What the task asks
Leave out the pictures and repeat the rest of the material exactly.

Data segment
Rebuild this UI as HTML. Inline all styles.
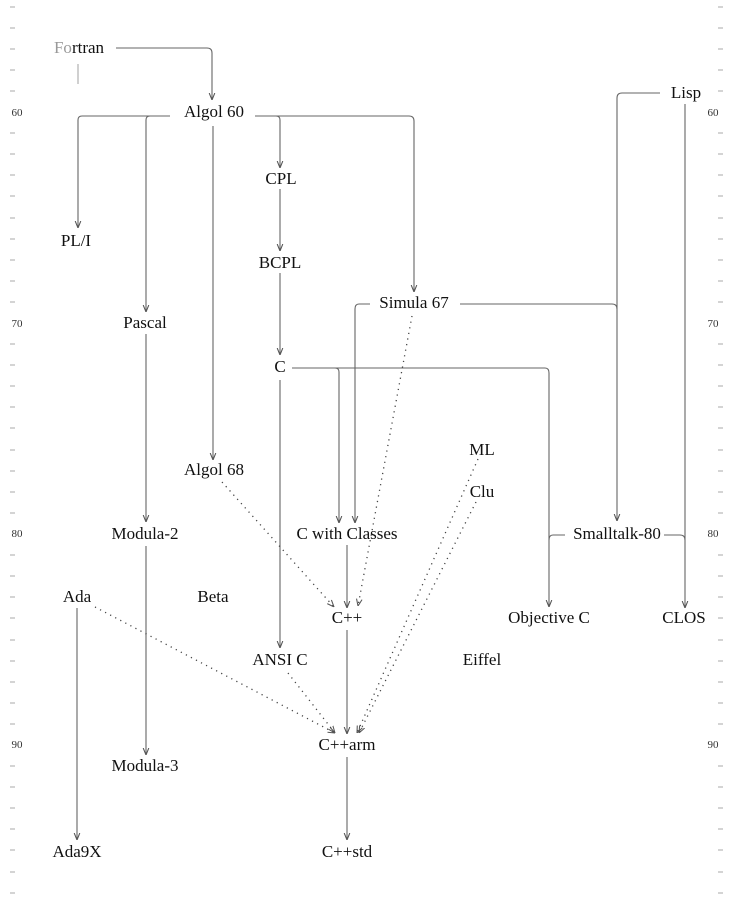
<!DOCTYPE html>
<html><head><meta charset="utf-8"><style>
html,body{margin:0;padding:0;background:#fff;}
svg{display:block}
svg text{font-family:"Liberation Serif","Times New Roman",serif !important;font-size:17px;fill:#111;text-anchor:middle}
svg text.ax{font-size:11px;fill:#333}
</style></head><body>
<svg width="737" height="907" viewBox="0 0 737 907" xmlns="http://www.w3.org/2000/svg" font-family="Liberation Serif, serif">
<defs>
<marker id="a" viewBox="0 0 10 10" refX="10" refY="5" markerWidth="7" markerHeight="9" orient="auto" markerUnits="userSpaceOnUse">
<path d="M0,1 L10,5 L0,9" fill="none" stroke="#555" stroke-width="1.5"/></marker>
</defs>
<path stroke="#aaa" stroke-width="1" d="M10,7h5M10,28h5M10,49h5M10,70h5M10,91h5M10,133h5M10,154h5M10,175h5M10,196h5M10,218h5M10,239h5M10,260h5M10,281h5M10,302h5M10,344h5M10,365h5M10,386h5M10,407h5M10,428h5M10,450h5M10,471h5M10,492h5M10,513h5M10,555h5M10,576h5M10,597h5M10,618h5M10,640h5M10,661h5M10,682h5M10,703h5M10,724h5M10,766h5M10,787h5M10,808h5M10,829h5M10,850h5M10,872h5M10,893h5
M718,7h5M718,28h5M718,49h5M718,70h5M718,91h5M718,133h5M718,154h5M718,175h5M718,196h5M718,218h5M718,239h5M718,260h5M718,281h5M718,302h5M718,344h5M718,365h5M718,386h5M718,407h5M718,428h5M718,450h5M718,471h5M718,492h5M718,513h5M718,555h5M718,576h5M718,597h5M718,618h5M718,640h5M718,661h5M718,682h5M718,703h5M718,724h5M718,766h5M718,787h5M718,808h5M718,829h5M718,850h5M718,872h5M718,893h5"/>
<text class="ax" x="17" y="116">60</text><text class="ax" x="17" y="327">70</text><text class="ax" x="17" y="537">80</text><text class="ax" x="17" y="748">90</text>
<text class="ax" x="713" y="116">60</text><text class="ax" x="713" y="327">70</text><text class="ax" x="713" y="537">80</text><text class="ax" x="713" y="748">90</text>

<g fill="none" stroke="#666" stroke-width="1.1">
<path d="M116,48 H207 Q212,48 212,53 V100" marker-end="url(#a)"/>
<path d="M78,64 V84" stroke="#aaa"/>
<path d="M170,116 H82 Q78,116 78,120 V228" marker-end="url(#a)"/>
<path d="M150,116 Q146,116 146,120 V312" marker-end="url(#a)"/>
<path d="M213,126 V460" marker-end="url(#a)"/>
<path d="M255,116 H409 Q414,116 414,121 V292" marker-end="url(#a)"/>
<path d="M276,116 Q280,116 280,120 V168" marker-end="url(#a)"/>
<path d="M280,189 V251" marker-end="url(#a)"/>
<path d="M280,273 V355" marker-end="url(#a)"/>
<path d="M292,368 H545 Q549,368 549,373 V607" marker-end="url(#a)"/>
<path d="M335,368 Q339,368 339,372 V523" marker-end="url(#a)"/>
<path d="M280,380 V648" marker-end="url(#a)"/>
<path d="M370,304 H359 Q355,304 355,309 V523" marker-end="url(#a)"/>
<path d="M460,304 H612 Q617,304 617,309 V521" marker-end="url(#a)"/>
<path d="M660,93 H622 Q617,93 617,98 V309"/>
<path d="M685,104 V608" marker-end="url(#a)"/>
<path d="M565,535 H553 Q549,535 549,540"/>
<path d="M664,535 H680 Q685,535 685,540"/>
<path d="M347,545 V608" marker-end="url(#a)"/>
<path d="M347,630 V734" marker-end="url(#a)"/>
<path d="M347,757 V840" marker-end="url(#a)"/>
<path d="M146,334 V522" marker-end="url(#a)"/>
<path d="M146,546 V755" marker-end="url(#a)"/>
<path d="M77,608 V840" marker-end="url(#a)"/>
</g>
<g fill="none" stroke="#444" stroke-width="1.3" stroke-dasharray="1.2,4.5">
<path d="M412,316 L358,606" marker-end="url(#a)"/>
<path d="M222,482 L334,607" marker-end="url(#a)"/>
<path d="M478,459 L357,733" marker-end="url(#a)"/>
<path d="M476,502 L359,733" marker-end="url(#a)"/>
<path d="M95,607 L335,733" marker-end="url(#a)"/>
<path d="M288,673 L335,733" marker-end="url(#a)"/>
</g>

<text x="79" y="53"><tspan fill="#999">Fo</tspan>rtran</text>
<text x="214" y="117">Algol 60</text>
<text x="281" y="184">CPL</text>
<text x="76" y="246">PL/I</text>
<text x="280" y="268">BCPL</text>
<text x="414" y="308">Simula 67</text>
<text x="145" y="328">Pascal</text>
<text x="686" y="98">Lisp</text>
<text x="280" y="372">C</text>
<text x="482" y="455">ML</text>
<text x="482" y="497">Clu</text>
<text x="214" y="475">Algol 68</text>
<text x="145" y="539">Modula-2</text>
<text x="347" y="539">C with Classes</text>
<text x="617" y="539">Smalltalk-80</text>
<text x="77" y="602">Ada</text>
<text x="213" y="602">Beta</text>
<text x="347" y="623">C++</text>
<text x="549" y="623">Objective C</text>
<text x="684" y="623">CLOS</text>
<text x="280" y="665">ANSI C</text>
<text x="482" y="665">Eiffel</text>
<text x="347" y="750">C++arm</text>
<text x="145" y="771">Modula-3</text>
<text x="77" y="857">Ada9X</text>
<text x="347" y="857">C++std</text>
</svg>
</body></html>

Output of the task
Rebuild this UI as HTML. Inline all styles.
<!DOCTYPE html>
<html><head><meta charset="utf-8"><style>
html,body{margin:0;padding:0;background:#fff;}
svg{display:block}
svg text{font-family:"Liberation Serif","Times New Roman",serif !important;font-size:17px;fill:#111;text-anchor:middle}
svg text.ax{font-size:11px;fill:#333}
</style></head><body>
<svg width="737" height="907" viewBox="0 0 737 907" xmlns="http://www.w3.org/2000/svg" font-family="Liberation Serif, serif">
<defs>
<marker id="a" viewBox="0 0 10 10" refX="10" refY="5" markerWidth="7" markerHeight="9" orient="auto" markerUnits="userSpaceOnUse">
<path d="M0,1 L10,5 L0,9" fill="none" stroke="#555" stroke-width="1.5"/></marker>
</defs>
<path stroke="#aaa" stroke-width="1" d="M10,7h5M10,28h5M10,49h5M10,70h5M10,91h5M10,133h5M10,154h5M10,175h5M10,196h5M10,218h5M10,239h5M10,260h5M10,281h5M10,302h5M10,344h5M10,365h5M10,386h5M10,407h5M10,428h5M10,450h5M10,471h5M10,492h5M10,513h5M10,555h5M10,576h5M10,597h5M10,618h5M10,640h5M10,661h5M10,682h5M10,703h5M10,724h5M10,766h5M10,787h5M10,808h5M10,829h5M10,850h5M10,872h5M10,893h5
M718,7h5M718,28h5M718,49h5M718,70h5M718,91h5M718,133h5M718,154h5M718,175h5M718,196h5M718,218h5M718,239h5M718,260h5M718,281h5M718,302h5M718,344h5M718,365h5M718,386h5M718,407h5M718,428h5M718,450h5M718,471h5M718,492h5M718,513h5M718,555h5M718,576h5M718,597h5M718,618h5M718,640h5M718,661h5M718,682h5M718,703h5M718,724h5M718,766h5M718,787h5M718,808h5M718,829h5M718,850h5M718,872h5M718,893h5"/>
<text class="ax" x="17" y="116">60</text><text class="ax" x="17" y="327">70</text><text class="ax" x="17" y="537">80</text><text class="ax" x="17" y="748">90</text>
<text class="ax" x="713" y="116">60</text><text class="ax" x="713" y="327">70</text><text class="ax" x="713" y="537">80</text><text class="ax" x="713" y="748">90</text>

<g fill="none" stroke="#666" stroke-width="1.1">
<path d="M116,48 H207 Q212,48 212,53 V100" marker-end="url(#a)"/>
<path d="M78,64 V84" stroke="#aaa"/>
<path d="M170,116 H82 Q78,116 78,120 V228" marker-end="url(#a)"/>
<path d="M150,116 Q146,116 146,120 V312" marker-end="url(#a)"/>
<path d="M213,126 V460" marker-end="url(#a)"/>
<path d="M255,116 H409 Q414,116 414,121 V292" marker-end="url(#a)"/>
<path d="M276,116 Q280,116 280,120 V168" marker-end="url(#a)"/>
<path d="M280,189 V251" marker-end="url(#a)"/>
<path d="M280,273 V355" marker-end="url(#a)"/>
<path d="M292,368 H545 Q549,368 549,373 V607" marker-end="url(#a)"/>
<path d="M335,368 Q339,368 339,372 V523" marker-end="url(#a)"/>
<path d="M280,380 V648" marker-end="url(#a)"/>
<path d="M370,304 H359 Q355,304 355,309 V523" marker-end="url(#a)"/>
<path d="M460,304 H612 Q617,304 617,309 V521" marker-end="url(#a)"/>
<path d="M660,93 H622 Q617,93 617,98 V309"/>
<path d="M685,104 V608" marker-end="url(#a)"/>
<path d="M565,535 H553 Q549,535 549,540"/>
<path d="M664,535 H680 Q685,535 685,540"/>
<path d="M347,545 V608" marker-end="url(#a)"/>
<path d="M347,630 V734" marker-end="url(#a)"/>
<path d="M347,757 V840" marker-end="url(#a)"/>
<path d="M146,334 V522" marker-end="url(#a)"/>
<path d="M146,546 V755" marker-end="url(#a)"/>
<path d="M77,608 V840" marker-end="url(#a)"/>
</g>
<g fill="none" stroke="#444" stroke-width="1.3" stroke-dasharray="1.2,4.5">
<path d="M412,316 L358,606" marker-end="url(#a)"/>
<path d="M222,482 L334,607" marker-end="url(#a)"/>
<path d="M478,459 L357,733" marker-end="url(#a)"/>
<path d="M476,502 L359,733" marker-end="url(#a)"/>
<path d="M95,607 L335,733" marker-end="url(#a)"/>
<path d="M288,673 L335,733" marker-end="url(#a)"/>
</g>

<text x="79" y="53"><tspan fill="#999">Fo</tspan>rtran</text>
<text x="214" y="117">Algol 60</text>
<text x="281" y="184">CPL</text>
<text x="76" y="246">PL/I</text>
<text x="280" y="268">BCPL</text>
<text x="414" y="308">Simula 67</text>
<text x="145" y="328">Pascal</text>
<text x="686" y="98">Lisp</text>
<text x="280" y="372">C</text>
<text x="482" y="455">ML</text>
<text x="482" y="497">Clu</text>
<text x="214" y="475">Algol 68</text>
<text x="145" y="539">Modula-2</text>
<text x="347" y="539">C with Classes</text>
<text x="617" y="539">Smalltalk-80</text>
<text x="77" y="602">Ada</text>
<text x="213" y="602">Beta</text>
<text x="347" y="623">C++</text>
<text x="549" y="623">Objective C</text>
<text x="684" y="623">CLOS</text>
<text x="280" y="665">ANSI C</text>
<text x="482" y="665">Eiffel</text>
<text x="347" y="750">C++arm</text>
<text x="145" y="771">Modula-3</text>
<text x="77" y="857">Ada9X</text>
<text x="347" y="857">C++std</text>
</svg>
</body></html>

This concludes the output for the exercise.